• PROBLEM DETAILS
From the entries below, list each line with "standalone".

• GIVEN DATA
****

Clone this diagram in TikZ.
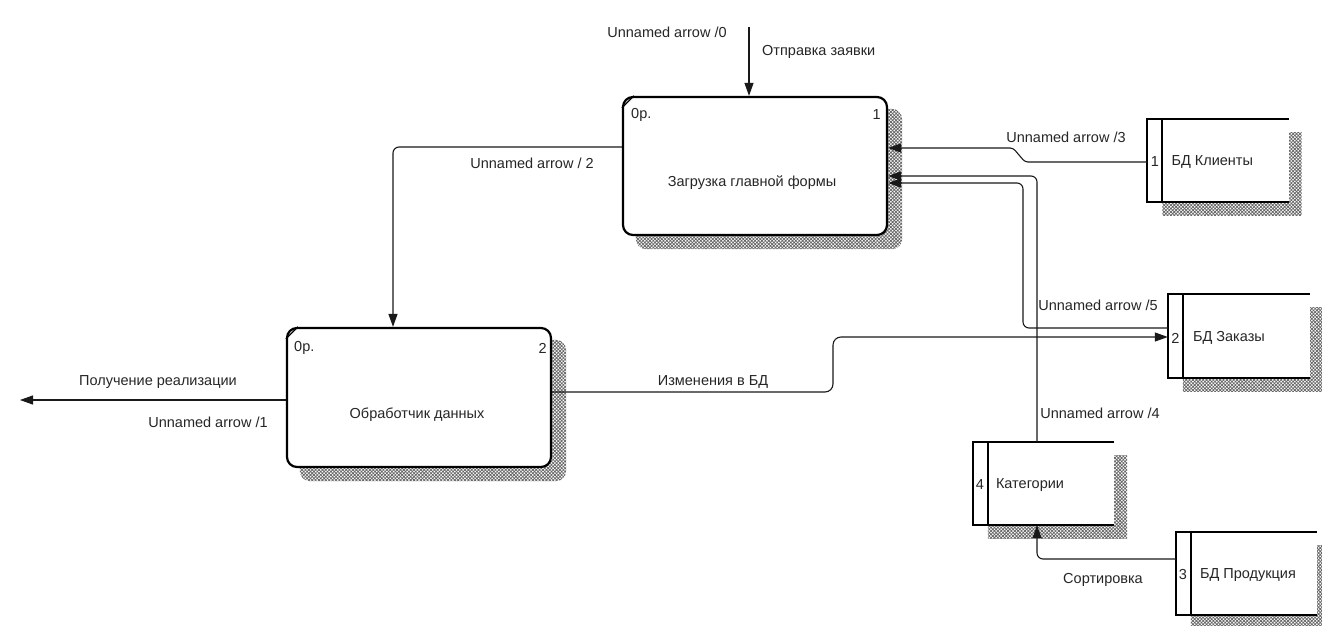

****

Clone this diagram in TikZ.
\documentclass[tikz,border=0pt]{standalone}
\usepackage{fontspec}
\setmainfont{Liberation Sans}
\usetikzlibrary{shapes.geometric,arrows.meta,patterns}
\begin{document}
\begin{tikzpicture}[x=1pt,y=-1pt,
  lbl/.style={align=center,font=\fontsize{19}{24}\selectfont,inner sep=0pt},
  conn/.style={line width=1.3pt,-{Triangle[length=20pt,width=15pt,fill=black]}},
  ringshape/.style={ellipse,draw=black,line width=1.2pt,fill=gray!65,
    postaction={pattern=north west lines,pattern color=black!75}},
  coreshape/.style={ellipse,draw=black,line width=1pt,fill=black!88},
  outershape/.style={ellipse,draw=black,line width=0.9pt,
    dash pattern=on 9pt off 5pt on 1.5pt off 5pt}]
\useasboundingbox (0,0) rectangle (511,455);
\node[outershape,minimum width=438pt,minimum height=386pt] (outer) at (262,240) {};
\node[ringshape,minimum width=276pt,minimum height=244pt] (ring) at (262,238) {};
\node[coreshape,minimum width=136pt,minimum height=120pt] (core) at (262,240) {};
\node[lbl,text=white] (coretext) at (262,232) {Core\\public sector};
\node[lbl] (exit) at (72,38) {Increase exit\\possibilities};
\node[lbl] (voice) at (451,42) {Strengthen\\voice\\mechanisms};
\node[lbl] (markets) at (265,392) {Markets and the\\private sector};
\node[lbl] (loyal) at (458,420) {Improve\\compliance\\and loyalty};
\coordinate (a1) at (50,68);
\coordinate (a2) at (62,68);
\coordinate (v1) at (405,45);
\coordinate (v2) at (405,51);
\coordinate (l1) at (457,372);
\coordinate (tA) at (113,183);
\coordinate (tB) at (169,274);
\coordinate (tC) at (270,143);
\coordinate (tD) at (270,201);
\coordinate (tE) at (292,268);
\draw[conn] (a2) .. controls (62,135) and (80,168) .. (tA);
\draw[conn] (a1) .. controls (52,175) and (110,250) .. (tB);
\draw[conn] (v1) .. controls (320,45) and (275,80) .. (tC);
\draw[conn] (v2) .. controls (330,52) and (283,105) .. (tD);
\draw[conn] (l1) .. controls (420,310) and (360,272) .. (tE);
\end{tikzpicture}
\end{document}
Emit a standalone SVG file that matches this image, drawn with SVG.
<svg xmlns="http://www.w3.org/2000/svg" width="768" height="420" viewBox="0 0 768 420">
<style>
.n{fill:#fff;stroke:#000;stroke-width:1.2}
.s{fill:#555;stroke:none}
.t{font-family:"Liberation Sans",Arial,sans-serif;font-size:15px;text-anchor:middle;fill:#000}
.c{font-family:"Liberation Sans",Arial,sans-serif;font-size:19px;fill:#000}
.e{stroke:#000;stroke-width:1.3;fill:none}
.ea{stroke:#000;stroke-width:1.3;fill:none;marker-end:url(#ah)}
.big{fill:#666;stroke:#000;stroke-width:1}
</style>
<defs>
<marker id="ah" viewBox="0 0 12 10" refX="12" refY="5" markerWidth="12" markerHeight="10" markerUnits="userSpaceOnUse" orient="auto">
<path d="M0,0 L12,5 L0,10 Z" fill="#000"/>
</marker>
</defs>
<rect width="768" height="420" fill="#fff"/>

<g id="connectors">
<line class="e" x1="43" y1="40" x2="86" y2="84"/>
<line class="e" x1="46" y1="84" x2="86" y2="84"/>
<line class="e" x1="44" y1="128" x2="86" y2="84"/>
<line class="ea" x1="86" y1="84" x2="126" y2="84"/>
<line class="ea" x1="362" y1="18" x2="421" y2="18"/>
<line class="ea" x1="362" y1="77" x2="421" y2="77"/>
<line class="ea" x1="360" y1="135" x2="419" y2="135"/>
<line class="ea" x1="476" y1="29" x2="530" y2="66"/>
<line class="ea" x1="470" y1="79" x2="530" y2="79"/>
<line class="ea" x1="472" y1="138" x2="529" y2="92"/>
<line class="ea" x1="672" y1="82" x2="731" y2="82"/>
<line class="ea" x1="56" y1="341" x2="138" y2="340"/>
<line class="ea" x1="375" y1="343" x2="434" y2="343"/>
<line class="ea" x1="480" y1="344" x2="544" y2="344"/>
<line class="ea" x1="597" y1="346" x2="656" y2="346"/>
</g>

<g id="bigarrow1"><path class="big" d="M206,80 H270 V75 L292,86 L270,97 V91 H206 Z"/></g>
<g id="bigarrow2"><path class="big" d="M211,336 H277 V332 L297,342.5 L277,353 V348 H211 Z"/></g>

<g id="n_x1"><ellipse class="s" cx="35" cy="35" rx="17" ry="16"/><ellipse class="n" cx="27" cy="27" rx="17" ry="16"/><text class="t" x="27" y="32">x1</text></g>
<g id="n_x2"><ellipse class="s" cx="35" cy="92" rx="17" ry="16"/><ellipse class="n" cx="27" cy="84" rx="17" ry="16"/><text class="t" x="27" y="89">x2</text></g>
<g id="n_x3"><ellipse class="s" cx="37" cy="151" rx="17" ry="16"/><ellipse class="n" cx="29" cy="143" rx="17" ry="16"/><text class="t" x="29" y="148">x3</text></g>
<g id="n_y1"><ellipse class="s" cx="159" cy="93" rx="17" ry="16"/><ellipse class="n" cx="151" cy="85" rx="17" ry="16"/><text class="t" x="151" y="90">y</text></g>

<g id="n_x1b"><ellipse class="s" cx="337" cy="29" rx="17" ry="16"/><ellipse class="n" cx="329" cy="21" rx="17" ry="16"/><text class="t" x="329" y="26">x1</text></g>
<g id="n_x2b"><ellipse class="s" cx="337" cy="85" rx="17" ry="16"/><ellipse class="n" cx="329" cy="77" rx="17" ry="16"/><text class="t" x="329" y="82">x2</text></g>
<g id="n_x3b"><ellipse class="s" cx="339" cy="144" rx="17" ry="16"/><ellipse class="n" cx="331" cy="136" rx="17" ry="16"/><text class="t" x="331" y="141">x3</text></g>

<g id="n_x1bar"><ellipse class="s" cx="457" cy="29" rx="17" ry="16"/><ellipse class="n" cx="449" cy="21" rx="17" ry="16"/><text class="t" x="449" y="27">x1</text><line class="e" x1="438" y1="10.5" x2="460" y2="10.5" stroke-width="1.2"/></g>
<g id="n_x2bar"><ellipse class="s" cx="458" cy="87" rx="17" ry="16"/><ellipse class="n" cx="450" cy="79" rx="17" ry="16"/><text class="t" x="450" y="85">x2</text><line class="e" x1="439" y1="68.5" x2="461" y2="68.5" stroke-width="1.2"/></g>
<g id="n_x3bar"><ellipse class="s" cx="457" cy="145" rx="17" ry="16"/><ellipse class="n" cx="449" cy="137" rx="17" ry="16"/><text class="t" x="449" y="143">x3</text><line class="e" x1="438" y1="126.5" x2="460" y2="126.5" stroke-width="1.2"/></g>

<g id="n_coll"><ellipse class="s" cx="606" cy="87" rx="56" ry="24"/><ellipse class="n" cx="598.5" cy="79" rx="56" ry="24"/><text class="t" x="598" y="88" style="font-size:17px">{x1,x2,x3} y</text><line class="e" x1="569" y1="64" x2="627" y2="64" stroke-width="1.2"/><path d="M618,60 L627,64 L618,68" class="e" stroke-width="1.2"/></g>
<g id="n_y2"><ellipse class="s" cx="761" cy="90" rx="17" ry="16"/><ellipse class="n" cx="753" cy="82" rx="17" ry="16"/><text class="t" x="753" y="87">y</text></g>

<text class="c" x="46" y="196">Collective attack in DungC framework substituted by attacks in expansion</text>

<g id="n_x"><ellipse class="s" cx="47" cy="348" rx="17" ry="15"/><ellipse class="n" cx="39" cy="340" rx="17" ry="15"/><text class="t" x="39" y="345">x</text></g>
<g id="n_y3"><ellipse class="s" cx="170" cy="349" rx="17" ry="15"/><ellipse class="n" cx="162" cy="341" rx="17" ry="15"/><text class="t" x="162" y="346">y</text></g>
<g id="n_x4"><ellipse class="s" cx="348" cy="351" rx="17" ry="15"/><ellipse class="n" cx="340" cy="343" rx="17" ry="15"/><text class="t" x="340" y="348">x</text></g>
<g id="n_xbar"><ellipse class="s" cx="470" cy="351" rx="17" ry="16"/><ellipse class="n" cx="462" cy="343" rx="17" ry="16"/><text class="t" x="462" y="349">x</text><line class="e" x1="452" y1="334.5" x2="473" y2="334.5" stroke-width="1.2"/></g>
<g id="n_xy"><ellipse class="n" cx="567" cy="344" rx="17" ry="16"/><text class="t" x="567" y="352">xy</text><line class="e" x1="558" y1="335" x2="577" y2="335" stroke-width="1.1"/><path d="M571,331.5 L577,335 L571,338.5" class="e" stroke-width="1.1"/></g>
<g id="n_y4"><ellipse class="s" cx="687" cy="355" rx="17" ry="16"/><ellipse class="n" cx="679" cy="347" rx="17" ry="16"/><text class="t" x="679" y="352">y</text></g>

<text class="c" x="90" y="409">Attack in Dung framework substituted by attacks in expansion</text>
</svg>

****

• SOLUTION FOR THIS TASK
\documentclass[tikz,border=0pt]{standalone}
Emit a standalone SVG file that matches this image, drawn with SVG.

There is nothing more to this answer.